Please keep in mind that I don’t know that much about in-depth Smash. You won’t see me talking about frame data or whatever. If you wanted to rank me, I’d the person everyone hates in casual match-ups, but would easily get stomped out of the pools of a legit tournament. So High-Tier casual.

Whatever! Let’s go.


It’s 2018 and I’m maining Zelda. What a time to be alive. 

Is it true that I picked Zelda because now she’s super fucking cute? Yes! Look at those shoes, holy shit! And she’s so expressive now, it’s great. Plus I love her new color schemes (I pick the Skyward Sword one myself). That’s fine though because Zelda’s actually super fun to play now. Din’s Fire doesn’t put you into free-fall in the air anymore, Farore’s Wind is easier to keep track of and has huge kill potential, and Nayru’s Love is fantastic for anyone trying to approach you as a “get the hecc off of me” button. Her new forward and back airs have sweet spots as satisfying as Captain Falcon’s glorious knee of justice. But all that said, it’s her Phantom buff that really puts her at the next level. The edge-guarding options are legit whack, and it can even kill at higher percents. If a good Zelda gets you knocked off the stage, good luck trying to get back on! Plus it lets you set up some absolutely dirty enders.

I had to take a shower after this


MY BOY! I’ve been playing Roy since the Melee days, and he’s never gotten his proper dues. “He’s just Marth but worse.” “His sweet spots are terrible.”

But a new game means a new engine, and it feels like this engine was built around Roy. In retrospect, honestly, it feels like Roy was an Ultimate character stuck in Smash 4. They finally fixed all his weird frame data and it shows. There’s no wonder they call Roy a lion because Ultimate Roy is a beast. His pressure is unreal, his damage is next level, and he has options for pretty much everything. This man is doing kill damage at 60% for some characters! I feel like a God! Literally the only thing holding him back is his mediocre recovery, but doing that will require you to get Roy off the platform first. And if he’s running towards you, that probably isn’t happening. It’s the Roy Boys’ time to shine!
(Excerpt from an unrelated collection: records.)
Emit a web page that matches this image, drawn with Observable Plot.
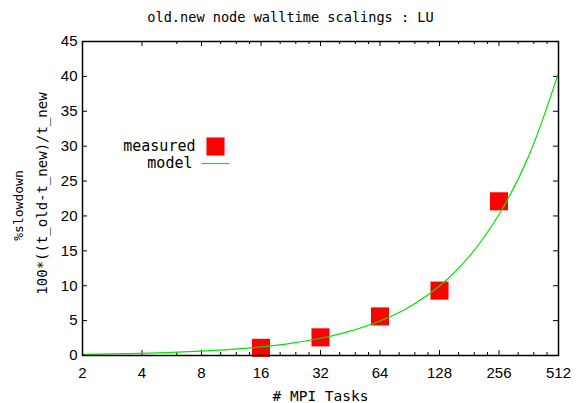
<!DOCTYPE html>
<html><head><meta charset="utf-8">
<script src="https://cdn.jsdelivr.net/npm/d3@7"></script>
<script src="https://cdn.jsdelivr.net/npm/@observablehq/plot@0.6"></script>
<style>body{margin:0;background:#fff}</style>
</head><body><div id="chart"></div>
<script>
const title = "old.new node walltime scalings : LU";
const xLabel = "# MPI Tasks";
const yLabel1 = "%slowdown";
const yLabel2 = "100*((t_old-t_new)/t_new";
const xTicks = [2, 4, 8, 16, 32, 64, 128, 256, 512];
const xMinorTicks = [6, 10, 12, 14, 20, 24, 28, 40, 48, 56, 80, 96, 112, 160, 192, 224, 320, 384, 448];
const yTicks = [0, 5, 10, 15, 20, 25, 30, 35, 40, 45];
const measuredTasks = [16, 32, 64, 128, 256];
const measuredSlowdown = [1.1, 2.6, 5.6, 9.3, 22.1];
const modelTasks = [2, 2.83, 4, 5.66, 8, 11.3, 16, 22.6, 32, 45.3, 64, 90.5, 128, 181, 256, 362, 512];
const modelSlowdown = [0.16, 0.22, 0.31, 0.44, 0.62, 0.87, 1.23, 1.74, 2.47, 3.5, 4.95, 7.0, 9.95, 14.2, 20.2, 28.6, 40.5];
const legendLabels = ["measured", "model"];

const W = 583, H = 403, mL = 82, mR = 25, mT = 41, mB = 48;
const fw = W - mL - mR, fh = H - mT - mB;
const mono = "DejaVu Sans Mono";
const sans = "Liberation Sans";
const red = "#ff0000", green = "#00e600";

const measured = measuredTasks.map((t, i) => ({t, s: measuredSlowdown[i]}));
const model = modelTasks.map((t, i) => ({t, s: modelSlowdown[i]}));
const lineSymbol = {draw(ctx) { ctx.moveTo(-14, 0); ctx.lineTo(14, 0); }};

const plot = Plot.plot({
  width: W, height: H,
  marginLeft: mL, marginRight: mR, marginTop: mT, marginBottom: mB,
  style: {background: "#fff", color: "#000"},
  x: {type: "log", base: 2, domain: [2, 512]},
  y: {domain: [0, 45]},
  marks: [
    Plot.axisX(xTicks, {tickSize: 0, tickPadding: 12, tickFormat: d => String(d), fontSize: 15, fontFamily: sans, label: null}),
    Plot.axisY(yTicks, {tickSize: 0, tickPadding: 5, fontSize: 15, fontFamily: sans, label: null}),
    Plot.tickX(xTicks, {x: d => d, insetTop: fh - 5, stroke: "#000"}),
    Plot.tickX(xTicks, {x: d => d, insetBottom: fh - 5, stroke: "#000"}),
    Plot.tickX(xMinorTicks, {x: d => d, insetTop: fh - 3, stroke: "#000"}),
    Plot.tickX(xMinorTicks, {x: d => d, insetBottom: fh - 3, stroke: "#000"}),
    Plot.tickY(yTicks, {y: d => d, insetRight: fw - 5, stroke: "#000"}),
    Plot.tickY(yTicks, {y: d => d, insetLeft: fw - 5, stroke: "#000"}),
    Plot.dot(measured, {x: "t", y: "s", symbol: "square", r: 10.2, fill: red, stroke: "none"}),
    Plot.line(model, {x: "t", y: "s", stroke: green, strokeWidth: 1.2, curve: "catmull-rom"}),
    Plot.frame({stroke: "#000", strokeWidth: 1.5}),
    Plot.text([title], {text: d => d, frameAnchor: "top", lineAnchor: "middle", dx: -30, dy: -24, fontFamily: mono, fontSize: 13.6}),
    Plot.text([xLabel], {text: d => d, frameAnchor: "bottom", lineAnchor: "middle", dy: 41, fontFamily: mono, fontSize: 14.5}),
    Plot.text([yLabel1], {text: d => d, frameAnchor: "left", textAnchor: "middle", lineAnchor: "middle", rotate: -90, dx: -64, dy: 7, fontFamily: mono, fontSize: 13}),
    Plot.text([yLabel2], {text: d => d, frameAnchor: "left", textAnchor: "middle", lineAnchor: "middle", rotate: -90, dx: -40, dy: -5, fontFamily: mono, fontSize: 14}),
    Plot.text([legendLabels[0]], {text: d => d, frameAnchor: "top-left", textAnchor: "end", lineAnchor: "middle", dx: 113, dy: 105, fontFamily: mono, fontSize: 15}),
    Plot.text([legendLabels[1]], {text: d => d, frameAnchor: "top-left", textAnchor: "end", lineAnchor: "middle", dx: 110, dy: 122, fontFamily: mono, fontSize: 15}),
    Plot.dot([0], {frameAnchor: "top-left", dx: 133, dy: 105, symbol: "square", r: 10.2, fill: red, stroke: "none"}),
    Plot.dot([0], {frameAnchor: "top-left", dx: 133, dy: 122, symbol: lineSymbol, fill: "none", stroke: green, strokeWidth: 1.2})
  ]
});
document.getElementById("chart").appendChild(plot);
</script>
</body></html>
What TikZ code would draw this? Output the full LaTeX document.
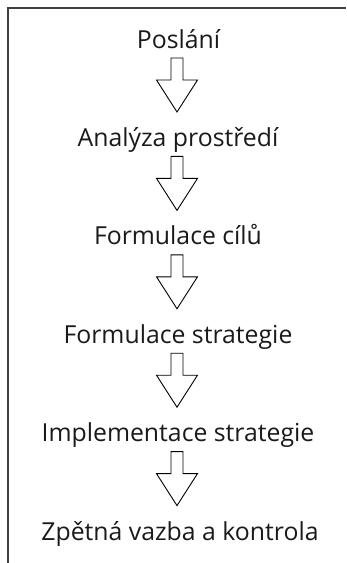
\documentclass[tikz,border=0pt]{standalone}
\usepackage{fontspec}
\setmainfont{Open Sans}
\definecolor{framegray}{HTML}{404040}
\definecolor{txt}{HTML}{1A1A1A}
\newcommand{\downarrowshape}[2]{%
  \draw[arrowline] (#1-6,#2) -- (#1+6,#2) -- (#1+6,#2+22) -- (#1+20.5,#2+22)
    -- (#1,#2+54) -- (#1-20.5,#2+22) -- (#1-6,#2+22) -- cycle;}
\begin{document}
\begin{tikzpicture}[x=1pt,y=-1pt,
  lbl/.style={font=\fontsize{24.8}{28}\selectfont, text=txt, anchor=base, inner sep=0pt},
  arrowline/.style={draw=black, line width=0.9pt, fill=white, line join=miter}]
\useasboundingbox (0,0) rectangle (346,563);
\draw[framegray, line width=1.6pt] (8,563) -- (8,8) -- (346,8);
\node[lbl] (n1) at (178.5,48) {Poslání};
\node[lbl] (n2) at (178,146.4) {Analýza prostředí};
\node[lbl] (n3) at (178,244.8) {Formulace cílů};
\node[lbl] (n4) at (178,343.2) {Formulace strategie};
\node[lbl] (n5) at (178,441.6) {Implementace strategie};
\node[lbl] (n6) at (180,540) {Zpětná vazba a kontrola};
\foreach \b in {48,146.4,244.8,343.2,441.6}{
  \pgfmathsetmacro{\yy}{\b+10}
  \downarrowshape{177}{\yy}
}
\end{tikzpicture}
\end{document}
Don’t let her cuteness fool you – Pichu is a nightmare to deal with. I would never call myself skilled at Smash Bros, but when I pick up Pichu, I certainly feel like it. She has combos for days, and they’re all so easy to pull off. Her thunder being able to spike is so strong for the edge game, and she can use it to kill at higher %s. PLUS she can combo into that! The Ultimate engine benefits faster characters, and with Pichu as one of the fastest in the game, I’d be scared of her if I saw her online. 

Young Link

There are a lot of Links in Smash Bros, but Young Link is the one to pick. While I mained Toon Link in Brawl, and Just Link in 64, neither can match Y!Link. That’s because he does what the other Links do, but like…50x faster. This little kid scurries around the stage like someone dumped a bunch of sugar in his Lon Lon Milk. He can combo his arrows into each other! His mix-ups are strong because of all of his projectile options, and he can throw out some ridiculous kills. Plus his down-air spike…so satisfying when you manage to land it. 
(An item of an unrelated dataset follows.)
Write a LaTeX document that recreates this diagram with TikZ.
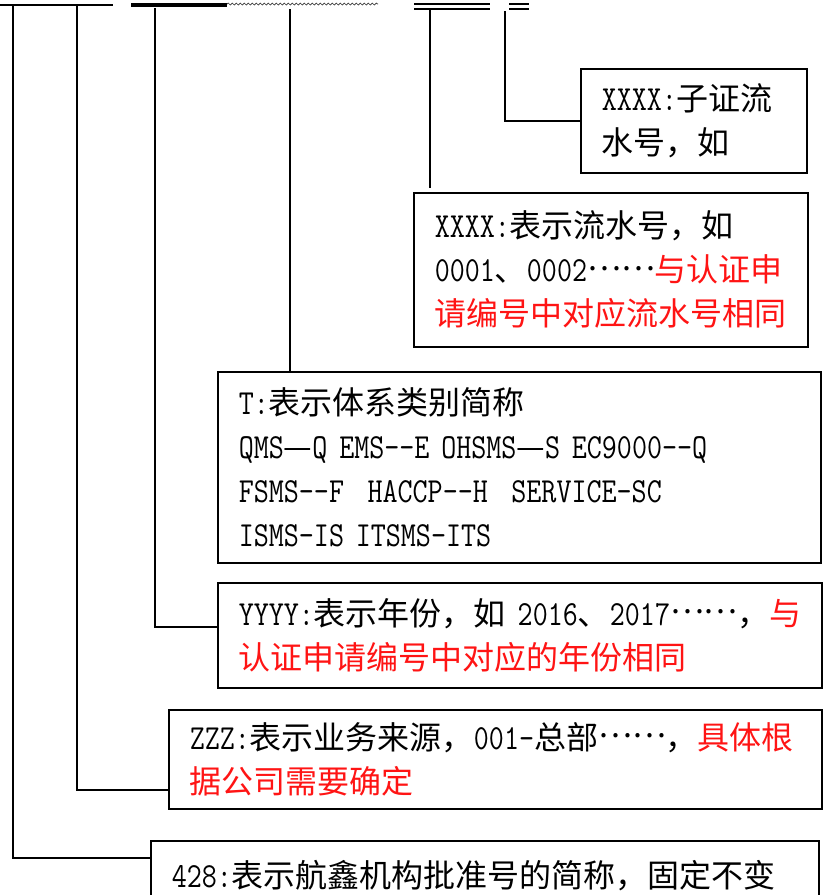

I had a feeling I was going to like Inkling the minute I used her, and I was right. I tend to lean towards the speedier characters, and Inkling definitely fits that bill. She’s kind of like Y!Link in that she’s speedy and has a ton of options for different scenarios. Her ink takes a bit to get used to, and it can spell trouble for her if she’s run out, but she makes up for it in the damage that she can build up. Her roller is super fun to use, and canceling out of it for a smash attack after trapping somebody is truly revenge for all those who doubted the weapon in Splatoon. 
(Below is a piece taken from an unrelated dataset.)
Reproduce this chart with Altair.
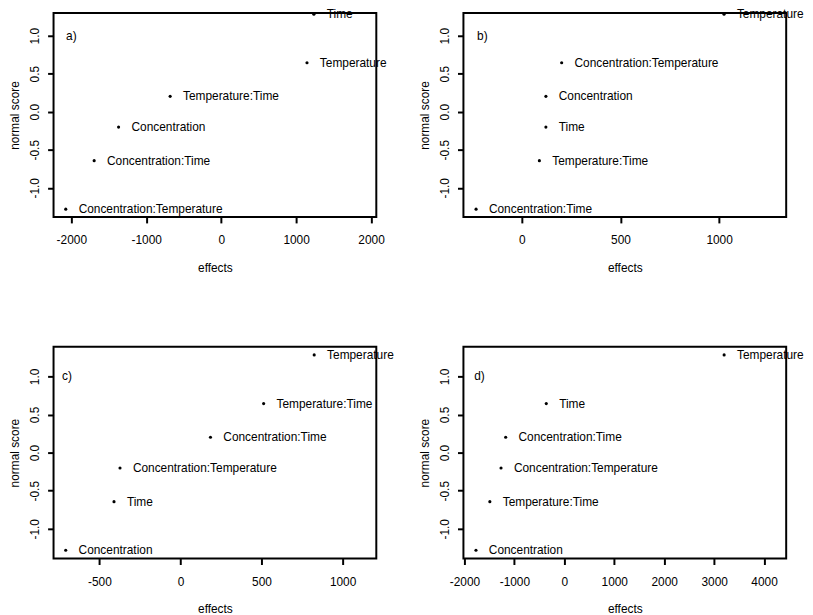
import altair as alt
import pandas as pd

# normal scores (same six positions in every panel)
normal_scores = [-1.2816, -0.6433, -0.2019, 0.2019, 0.6433, 1.2816]

a_terms = ["Concentration:Temperature", "Concentration:Time", "Concentration",
           "Temperature:Time", "Temperature", "Time"]
a_effects = [-2074, -1695, -1369, -681, 1145, 1237]

b_terms = ["Concentration:Time", "Temperature:Time", "Time", "Concentration",
           "Concentration:Temperature", "Temperature"]
b_effects = [-232, 89, 122, 122, 202, 1025]

c_terms = ["Concentration", "Time", "Concentration:Temperature",
           "Concentration:Time", "Temperature:Time", "Temperature"]
c_effects = [-708, -410, -373, 185, 513, 825]

d_terms = ["Concentration", "Temperature:Time", "Concentration:Temperature",
           "Concentration:Time", "Time", "Temperature"]
d_effects = [-1769, -1491, -1267, -1174, -361, 3200]

panel_letters = ["a)", "b)", "c)", "d)"]
letter_x = [-2000, -200, -700, -1700]
letter_y = 1.0

x_domains = [[-2237, 2070], [-296, 1340], [-783, 1208], [-2020, 4443]]
x_ticks = [[-2000, -1000, 0, 1000, 2000], [0, 500, 1000],
           [-500, 0, 500, 1000], [-2000, -1000, 0, 1000, 2000, 3000, 4000]]
y_ticks = [-1.0, -0.5, 0.0, 0.5, 1.0]

FONT = "Liberation Sans"


def panel(i, terms, effects, ydom, h):
    df = pd.DataFrame({"effect": effects, "score": normal_scores, "term": terms})
    ldf = pd.DataFrame({"effect": [letter_x[i]], "score": [letter_y],
                        "term": [panel_letters[i]]})
    x = alt.X("effect:Q",
              scale=alt.Scale(domain=x_domains[i], nice=False, zero=False),
              axis=alt.Axis(values=x_ticks[i], title="effects",
                            labelExpr="datum.value < 0 ? '-' + format(-datum.value, 'd') : format(datum.value, 'd')"))
    y = alt.Y("score:Q",
              scale=alt.Scale(domain=ydom, nice=False, zero=False),
              axis=alt.Axis(values=y_ticks, title="normal score",
                            labelExpr="datum.value < 0 ? '-' + format(-datum.value, '.1f') : format(datum.value, '.1f')"))
    pts = alt.Chart(df).mark_point(filled=True, size=10, color="black",
                                   opacity=1).encode(x=x, y=y)
    txt = alt.Chart(df).mark_text(align="left", baseline="middle", dx=13,
                                  fontSize=12, font=FONT, color="black").encode(
        x=x, y=y, text="term:N")
    let = alt.Chart(ldf).mark_text(align="center", baseline="middle",
                                   fontSize=12, font=FONT, color="black").encode(
        x=x, y=y, text="term:N")
    return alt.layer(pts, txt, let).properties(width=326, height=h)


top_dom = [-1.384, 1.298]
bot_dom = [-1.39, 1.39]

pa = panel(0, a_terms, a_effects, top_dom, 206)
pb = panel(1, b_terms, b_effects, top_dom, 206)
pc = panel(2, c_terms, c_effects, bot_dom, 214)
pd_ = panel(3, d_terms, d_effects, bot_dom, 214)

chart = alt.concat(pa, pb, pc, pd_, columns=2,
                   spacing={"row": 131, "column": 88}, bounds="flush").properties(
    padding={"left": 0, "top": -4, "right": 0, "bottom": 0}
).configure_view(
    stroke="black", strokeWidth=2
).configure_axis(
    grid=False, domain=False, tickColor="black", tickWidth=2, tickSize=6,
    labelFont=FONT, titleFont=FONT, labelFontSize=12, titleFontSize=12,
    titleFontWeight="normal", labelColor="black", titleColor="black",
    labelFlush=False, labelOverlap=False
).configure_axisX(
    labelPadding=12, titlePadding=17
).configure_axisY(
    labelAngle=270, labelAlign="center", labelBaseline="bottom",
    labelPadding=6, titlePadding=7
)

chart.save("out.html", embed_options={"renderer": "svg", "actions": False})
If you don’t shout woomy after you take a stock you’re a cop though.

That’s everyone I’ve played the most so far, and who I’d put into my “team” if we were doing a 5v5 Squad Strike, I guess. There are a few others I put a bit of time into, but not enough to make any definitive judgments (Isabelle looks like she’ll be horrifying to fight against, however). Obviously, things could change, both in terms of characters I play and ones that seem good but end up being bad, or vice versa. Assuming I keep playing Ultimate, I’ll update you on anything new I find interesting!